In a letter to shareholders, CEO Mary Barra highlighted the success of GM’s gas-powered trucks and SUVs while announcing plans for the launch of eight new or redesigned models in North America. She emphasized the company’s commitment to scaling production of the electric Chevrolet Equinox, stating that despite optimism about electric vehicles (EVs), GM is dedicated to disciplined volume growth.
Earlier this month, Barra acknowledged that GM would not meet its goal of producing 1 million electric vehicles in North America by the end of 2025, citing a market slowdown. The company has mentioned its flexibility to “build to demand,” although EV sales reported growth in the last quarter.
Barra also announced that Cruise, GM’s autonomous vehicle unit, will abandon its Origin vehicle design after having to retract operations due to an incident last October. The unit will focus on utilizing the next-generation Chevrolet Bolt during testing in Texas and Arizona. GM incurred a $600 million charge related to the halt in the Origin’s production in Detroit.
During a call with analysts, Barra indicated that using the Bolt could address regulatory concerns regarding the unique design of the Origin, such as its omission of a steering wheel. She stated that this shift would reduce costs per unit and better allocate resources.
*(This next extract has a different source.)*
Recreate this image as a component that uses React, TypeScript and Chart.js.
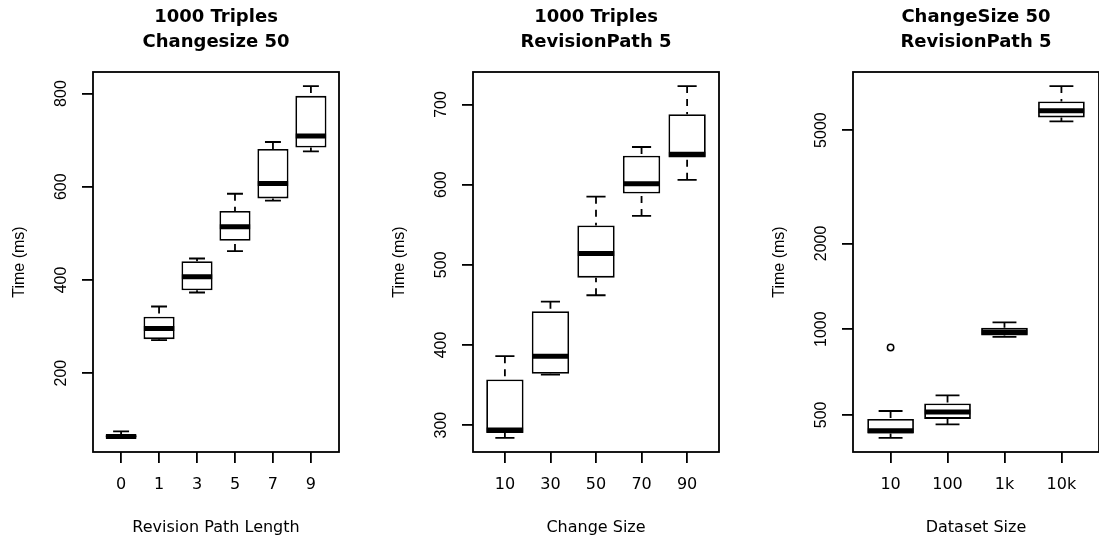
import React, { useEffect, useRef } from "react";
import { Chart, registerables } from "chart.js";

Chart.register(...registerables);

// ---------- Panel 1: Revision Path Length ----------
const titles1 = ["1000 Triples", "Changesize 50"];
const categories1 = ["0", "1", "3", "5", "7", "9"];
const min1 = [61, 271, 373, 462, 570, 676];
const q1_1 = [62, 273, 378, 484, 575, 684];
const med1 = [64, 296, 407, 514, 607, 709];
const q3_1 = [67, 321, 440, 548, 681, 795];
const max1 = [75, 343, 446, 585, 696, 816];
const outlierIdx1: number[] = [];
const outlierVal1: number[] = [];
const yTicks1 = [200, 400, 600, 800];
const xLabel1 = "Revision Path Length";

// ---------- Panel 2: Change Size ----------
const titles2 = ["1000 Triples", "RevisionPath 5"];
const categories2 = ["10", "30", "50", "70", "90"];
const min2 = [284, 363, 462, 561, 606];
const q1_2 = [290, 364, 484, 589, 634];
const med2 = [294, 386, 514, 601, 638];
const q3_2 = [357, 442, 549, 636, 688];
const max2 = [386, 454, 585, 647, 723];
const outlierIdx2: number[] = [];
const outlierVal2: number[] = [];
const yTicks2 = [300, 400, 500, 600, 700];
const xLabel2 = "Change Size";

// ---------- Panel 3: Dataset Size (log scale) ----------
const titles3 = ["ChangeSize 50", "RevisionPath 5"];
const categories3 = ["10", "100", "1k", "10k"];
const min3 = [415, 463, 940, 5364];
const q1_3 = [430, 484, 950, 5541];
const med3 = [440, 512, 978, 5846];
const q3_3 = [484, 548, 1011, 6306];
const max3 = [516, 585, 1056, 7139];
const outlierIdx3 = [0];
const outlierVal3 = [862];
const yTicks3 = [500, 1000, 2000, 5000];
const xLabel3 = "Dataset Size";

const yLabel = "Time (ms)";

// ---------- layout / style ----------
const H_FONT = "'DejaVu Sans', sans-serif";
const V_FONT = "'Liberation Sans', Arial, sans-serif";
const FRAME_LEFTS = [93, 473, 853];
const SIDE = 100;
const AREA_W = 246;
const CANVAS_W = AREA_W + 2 * SIDE;
const CANVAS_H = 539;

type Spec = {
  titles: string[];
  categories: string[];
  mins: number[];
  q1: number[];
  med: number[];
  q3: number[];
  maxs: number[];
  outIdx: number[];
  outVal: number[];
  yTicks: number[];
  xLabel: string;
  log: boolean;
  yTickPad: number;
};

const panels: Spec[] = [
  { titles: titles1, categories: categories1, mins: min1, q1: q1_1, med: med1, q3: q3_1, maxs: max1, outIdx: outlierIdx1, outVal: outlierVal1, yTicks: yTicks1, xLabel: xLabel1, log: false, yTickPad: 7.2 },
  { titles: titles2, categories: categories2, mins: min2, q1: q1_2, med: med2, q3: q3_2, maxs: max2, outIdx: outlierIdx2, outVal: outlierVal2, yTicks: yTicks2, xLabel: xLabel2, log: false, yTickPad: 7.2 },
  { titles: titles3, categories: categories3, mins: min3, q1: q1_3, med: med3, q3: q3_3, maxs: max3, outIdx: outlierIdx3, outVal: outlierVal3, yTicks: yTicks3, xLabel: xLabel3, log: true, yTickPad: 2.7 },
];

const framePlugin = {
  id: "rframe",
  afterDraw(chart: any) {
    const { ctx, chartArea: a } = chart;
    ctx.save();
    ctx.strokeStyle = "#000";
    ctx.lineWidth = 1.8;
    ctx.strokeRect(a.left, a.top, a.right - a.left, a.bottom - a.top);
    ctx.restore();
  },
};

function makeConfig(p: Spec): any {
  const n = p.categories.length;
  const xs = p.categories.map((_, i) => i + 1);
  const GAP = () => ({ x: NaN, y: NaN });
  const all = [...p.mins, ...p.maxs, ...p.outVal];
  const lo = Math.min(...all);
  const hi = Math.max(...all);
  let yMin: number, yMax: number;
  if (p.log) {
    const a = Math.log10(lo), b = Math.log10(hi), r = b - a;
    yMin = Math.pow(10, a - 0.04 * r);
    yMax = Math.pow(10, b + 0.04 * r);
  } else {
    const r = hi - lo;
    yMin = lo - 0.04 * r;
    yMax = hi + 0.04 * r;
  }
  const STAPLE = 0.21;
  const HALF = 0.4;

  const datasets: any[] = [
    {
      type: "bar",
      data: xs.map((x, i) => ({ x, y: [p.q1[i], p.q3[i]] })),
      backgroundColor: "#ffffff",
      borderColor: "#000000",
      borderWidth: 1.8,
      borderSkipped: false,
      barPercentage: 0.82,
      categoryPercentage: 1,
      grouped: false,
      order: 4,
    },
    {
      type: "line",
      data: xs.flatMap((x, i) => [
        { x, y: p.maxs[i] }, { x, y: p.q3[i] }, GAP(),
        { x, y: p.mins[i] }, { x, y: p.q1[i] }, GAP(),
      ]),
      borderColor: "#000000",
      borderWidth: 1.8,
      borderDash: [7, 6],
      borderCapStyle: "butt",
      pointRadius: 0,
      spanGaps: false,
      tension: 0,
      order: 3,
    },
    {
      type: "line",
      data: xs.flatMap((x, i) => [
        { x: x - STAPLE, y: p.maxs[i] }, { x: x + STAPLE, y: p.maxs[i] }, GAP(),
        { x: x - STAPLE, y: p.mins[i] }, { x: x + STAPLE, y: p.mins[i] }, GAP(),
      ]),
      borderColor: "#000000",
      borderWidth: 1.8,
      borderCapStyle: "butt",
      pointRadius: 0,
      spanGaps: false,
      tension: 0,
      order: 2,
    },
    {
      type: "line",
      data: xs.flatMap((x, i) => [
        { x: x - HALF, y: p.med[i] }, { x: x + HALF, y: p.med[i] }, GAP(),
      ]),
      borderColor: "#000000",
      borderWidth: 5,
      borderCapStyle: "butt",
      pointRadius: 0,
      spanGaps: false,
      tension: 0,
      order: 1,
    },
    {
      type: "scatter",
      data: p.outIdx.map((c, i) => ({ x: c + 1, y: p.outVal[i] })),
      pointRadius: 3.2,
      pointBorderWidth: 1.5,
      pointBorderColor: "#000000",
      pointBackgroundColor: "rgba(0,0,0,0)",
      order: 0,
    },
  ];

  const tickGrid = {
    display: true,
    drawOnChartArea: false,
    drawTicks: true,
    tickLength: 11,
    tickWidth: 1.8,
    tickColor: "#000000",
    color: "#000000",
    lineWidth: 1.8,
    offset: false,
  };

  return {
    type: "bar",
    data: { datasets },
    plugins: [framePlugin],
    options: {
      animation: false,
      responsive: false,
      events: [],
      layout: { padding: 0 },
      plugins: {
        legend: { display: false },
        tooltip: { enabled: false },
        title: {
          display: true,
          text: p.titles,
          color: "#000000",
          font: { family: H_FONT, size: 18, weight: "bold", lineHeight: "25px" },
          padding: { top: 4.5, bottom: 17.5 },
        },
      },
      scales: {
        x: {
          type: "linear",
          min: 0.5 - 0.04 * n,
          max: n + 0.5 + 0.04 * n,
          offset: false,
          bounds: "data",
          afterBuildTicks: (s: any) => {
            s.ticks = xs.map((v) => ({ value: v }));
          },
          afterFit: (s: any) => {
            s.height = 87;
          },
          ticks: {
            autoSkip: false,
            minRotation: 0,
            maxRotation: 0,
            padding: 12.6,
            color: "#000000",
            font: { family: H_FONT, size: 16, lineHeight: 1.2 },
            callback: (v: any) => p.categories[Math.round(Number(v)) - 1] ?? "",
          },
          grid: tickGrid,
          border: { display: false },
          title: {
            display: true,
            text: p.xLabel,
            color: "#000000",
            font: { family: H_FONT, size: 16, lineHeight: 1.2 },
            padding: { top: 0, bottom: 1.5 },
          },
        },
        y: {
          type: p.log ? "logarithmic" : "linear",
          position: "left",
          min: yMin,
          max: yMax,
          bounds: "data",
          beginAtZero: false,
          afterBuildTicks: (s: any) => {
            s.ticks = p.yTicks.map((v) => ({ value: v }));
          },
          afterFit: (s: any) => {
            s.width = SIDE;
          },
          ticks: {
            autoSkip: false,
            minRotation: 90,
            maxRotation: 90,
            crossAlign: "center",
            padding: p.yTickPad,
            color: "#000000",
            font: { family: V_FONT, size: 16, lineHeight: 1.2 },
            callback: (v: any) => String(v),
          },
          grid: tickGrid,
          border: { display: false },
          title: {
            display: true,
            text: yLabel,
            color: "#000000",
            font: { family: V_FONT, size: 16, lineHeight: 1.2 },
            padding: { top: 16.9, bottom: 0 },
          },
        },
        // empty right-hand spacer axis, the same width as the left axis,
        // so that the title is centred over the plot frame
        ySpacer: {
          type: "linear",
          position: "right",
          display: true,
          min: 0,
          max: 1,
          afterFit: (s: any) => {
            s.width = SIDE;
          },
          ticks: { display: false },
          grid: { display: false, drawTicks: false },
          border: { display: false },
          title: { display: false },
        },
      },
    },
  };
}

function Panel({ spec, left }: { spec: Spec; left: number }) {
  const ref = useRef<HTMLCanvasElement | null>(null);
  useEffect(() => {
    if (!ref.current) return;
    const chart = new Chart(ref.current, makeConfig(spec));
    return () => chart.destroy();
  }, [spec]);
  return (
    <canvas
      ref={ref}
      width={CANVAS_W}
      height={CANVAS_H}
      style={{ position: "absolute", left, top: 0 }}
    />
  );
}

export default function App() {
  return (
    <div
      style={{
        position: "fixed",
        left: 0,
        top: 0,
        width: 1099,
        height: 539,
        overflow: "hidden",
        background: "#ffffff",
      }}
    >
      {panels.map((p, i) => (
        <Panel key={i} spec={p} left={FRAME_LEFTS[i] - SIDE} />
      ))}
    </div>
  );
}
Despite these challenges, Barra reiterated GM’s commitment to transforming mobility through autonomous technologies, expressing confidence that each mile and simulation leads the company closer to its goals. Additionally, GM is working to restructure its joint venture with SAIC Motor in China, which has faced ongoing losses, reporting a $104 million loss in the second quarter alone. In June, SAIC-GM significantly reduced production by 70%, delivering 26,000 vehicles, a 50% decrease from the previous year.